What is it that cartography offers if not a profession in cartography? Well, it depends on how you look at it. In a greater sense, which seems to be how Mr. Pepple and I see things, cartography offers an active learner the necessary experience to understand graphic balance. Studying things through a spatial lens from the get-go means you create in a mindset of methodological distribution. The conscious understanding of layout and distribution allows us to take this idea of balance and apply it to non-geographic creations (i.e. web pages).
Secondly, maps are, by nature, created to display information. Without that information, we have no reason for a map. Subsequently, if you do not have a reason or the necessary understanding of the specific information to make a graphic or information-based product, you shouldn’t.

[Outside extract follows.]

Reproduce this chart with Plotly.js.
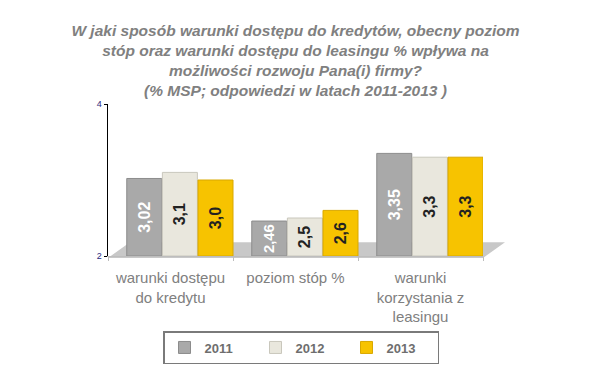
<!DOCTYPE html>
<html><head><meta charset="utf-8">
<script src="https://cdn.plot.ly/plotly-3.0.1.min.js"></script>
<style>html,body{margin:0;padding:0;background:#fff}</style>
</head><body><div id="chart" style="width:600px;height:376px"></div>
<script>
const categories = ['warunki dostępu<br>do kredytu', 'poziom stóp %', 'warunki<br>korzystania z<br>leasingu'];
const series = ['2011', '2012', '2013'];
const labels2011 = ['3,02', '2,46', '3,35'];
const labels2012 = ['3,1', '2,5', '3,3'];
const labels2013 = ['3,0', '2,6', '3,3'];
const yTicks = [2, 4];
const axisBase = 2;

const num = s => parseFloat(s.replace(',', '.'));
const colors = ['#a9a9a9', '#e9e7dd', '#f7c300'];
const lines = ['#8c8c8c', '#c9c7bc', '#d9a800'];
const textColors = ['#ffffff', '#222222', '#222222'];
const offsets = [-0.35, -0.065, 0.22];
const allLabels = [labels2011, labels2012, labels2013];

const traces = series.map((name, i) => ({
  type: 'bar', name: name, x: categories,
  base: axisBase,
  y: allLabels[i].map(s => num(s) - axisBase), text: allLabels[i],
  textposition: 'inside', insidetextanchor: 'middle', textangle: -90,
  textfont: {family: 'Liberation Sans, Arial, sans-serif', size: 16, color: textColors[i], weight: 'bold'},
  marker: {color: colors[i], line: {color: lines[i], width: 1}},
  width: 0.28, offset: offsets[i], hoverinfo: 'skip'
}));

const T = 104, B = 118, H = 376 - T - B;
const px = v => (v - 108) / 375, py = v => (376 - B - v) / H;
const floor = `M ${px(108)} ${py(260)} L ${px(483)} ${py(260)} L ${px(505)} ${py(244)} L ${px(130)} ${py(244)} Z`;

const layout = {
  width: 600, height: 376,
  margin: {l: 108, r: 117, t: T, b: B},
  paper_bgcolor: '#ffffff', plot_bgcolor: 'rgba(0,0,0,0)',
  title: {
    text: 'W jaki sposób warunki dostępu do kredytów, obecny poziom<br>stóp oraz warunki dostępu do leasingu % wpływa na<br>możliwości rozwoju Pana(i) firmy?<br>(% MSP; odpowiedzi w latach 2011-2013 )',
    font: {family: 'Liberation Sans, Arial, sans-serif', size: 15.5, color: '#808080', weight: 'bold', style: 'italic'},
    x: 0.5, xanchor: 'center', y: 0.905, yanchor: 'top', xref: 'paper'
  },
  barmode: 'group', showlegend: true,
  xaxis: {
    type: 'category', showgrid: false, zeroline: false,
    showline: true, linecolor: '#bdbdbd', linewidth: 1,
    ticks: 'outside', tickson: 'boundaries', ticklen: 4, tickcolor: '#bdbdbd',
    ticklabelstandoff: 8,
    tickfont: {family: 'Liberation Sans, Arial, sans-serif', size: 15, color: '#808080'},
    fixedrange: true
  },
  yaxis: {
    range: [2, 4], tickvals: yTicks, ticktext: yTicks.map(String),
    showgrid: false, zeroline: false, showline: true, linecolor: '#000000', linewidth: 1.5,
    ticks: 'outside', ticklen: 3, tickcolor: '#000000', tickwidth: 1,
    tickfont: {family: 'Liberation Sans, Arial, sans-serif', size: 9, color: '#2a2a80'},
    fixedrange: true
  },
  shapes: [{type: 'path', xref: 'paper', yref: 'paper', path: floor, fillcolor: '#c8c8c8', line: {width: 0}, layer: 'below'}],
  legend: {
    orientation: 'h', x: px(163), xanchor: 'left', y: py(334), yanchor: 'top',
    bordercolor: '#7a7a7a', borderwidth: 1.5, bgcolor: '#ffffff',
    entrywidth: 46, entrywidthmode: 'pixels', traceorder: 'normal',
    font: {family: 'Liberation Sans, Arial, sans-serif', size: 13, color: '#6e6e6e', weight: 'bold'}
  }
};

Plotly.newPlot('chart', traces, layout, {displayModeBar: false, staticPlot: true});
</script></body></html>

Cartographers can objectively see through a process of creation from beginning to end because of this understanding of data origins and methods of displaying such data.
Finally, we strive to understand our audience. You can’t make a map for everyone, but you can make a map as effective as possible for the most necessary viewers. Understanding your audience is key to making compelling and holistic products.
These core concepts are what allow cartographers to move towards non map related professions. All in all, we know how to look at a situation from different and intentional perspectives. With the Spatial IT workforce coming into play, we’re introduced to many technologies and concepts that don’t fall into the general cartographic curriculum directly, but we find ourselves willing and able to learn.
To me, cartography is a path. To the lucky few, cartography is a profession. To all of us, it’s a broad lens that allows us to find our own creative niches because of the holistic nature in which cartography exists.